Saturday, January 26, 2008

Be Greek for a Week!

I certainly wouldn't push the issue with them, but Greeks and Turks have more in common than they might like to admit. First of all, the food. Giant slabs of meat roasting on a stick - call it kebab or call it souvlaki, it's the same thing. Then there is spanakopita, or borek in Turkish, olives, white beans in tomato sauce (fasuliye or fasolada) and the sweets: baklava, helva, kadayif, not to mention all the yogurt....

They have many words in common, too, despite the complete difference in language. They both drive with a devil-may-care attitude, and use the already narrow sidewalks as parking lanes. Both countries are fiercely proud of their history, language and culture - if you listen to a Greek, they invented everything, if you listen to a Turk, their country is the very birthplace of civilization. And if you have problems with the evil eye, they will sell you the same charms in Athens as in Istanbul.

But how can one compare the experience of a traveler meeting strangers to being taken in by an entire family! The Dekaneas clan, cousins to Nick (my lovely brother-in-law) and his father Tony, have welcomed me in traditional Greek style, giving me a room and stuffing me full of excellent food and homemade wine. In a way that is common in Greece, and totally abnormal in the US, they all live together in one building. Stella, the matriarch of the family, does most of the cooking and babysitting, but specializes in distributing love and kindness. Her brother-in-law is upstairs, and her two daughters, one with her own family, the other with her fiancee, complete the household. More cousins and friends drop in for big Sunday meals. In the week I have been here, not one fight has broken out.

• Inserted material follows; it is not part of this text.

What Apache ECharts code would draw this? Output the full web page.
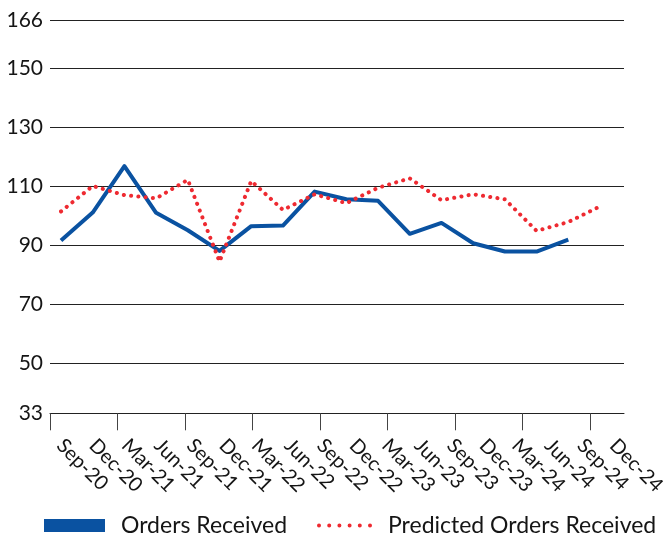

It's a beautiful thing to see, but perhaps we should leave this social experiment to the Greeks and keep to our American ideas of personal space.


Athens is a large, bustling city with ancient ruins mixed right in with modern apartment buildings.


It's also more colorful and diverse than I had imagined, with immigrants from Africa and the Middle East adding spice to the mixture.


I took a side trip to Meteora, a fantastic landscape with 700-year old monasteries perched on top of high rock pinnacles. Somewhat reminiscent of Cappadocia, but with higher-quality architecture, and less of a desolate feel.




Aphrodite and little Stella

What a wonderful way to end my trip, comfortably nestled within a family that treats me like one of it's own. The perfect prelude to returning to my own loved ones - I look forward to seeing many of you very soon!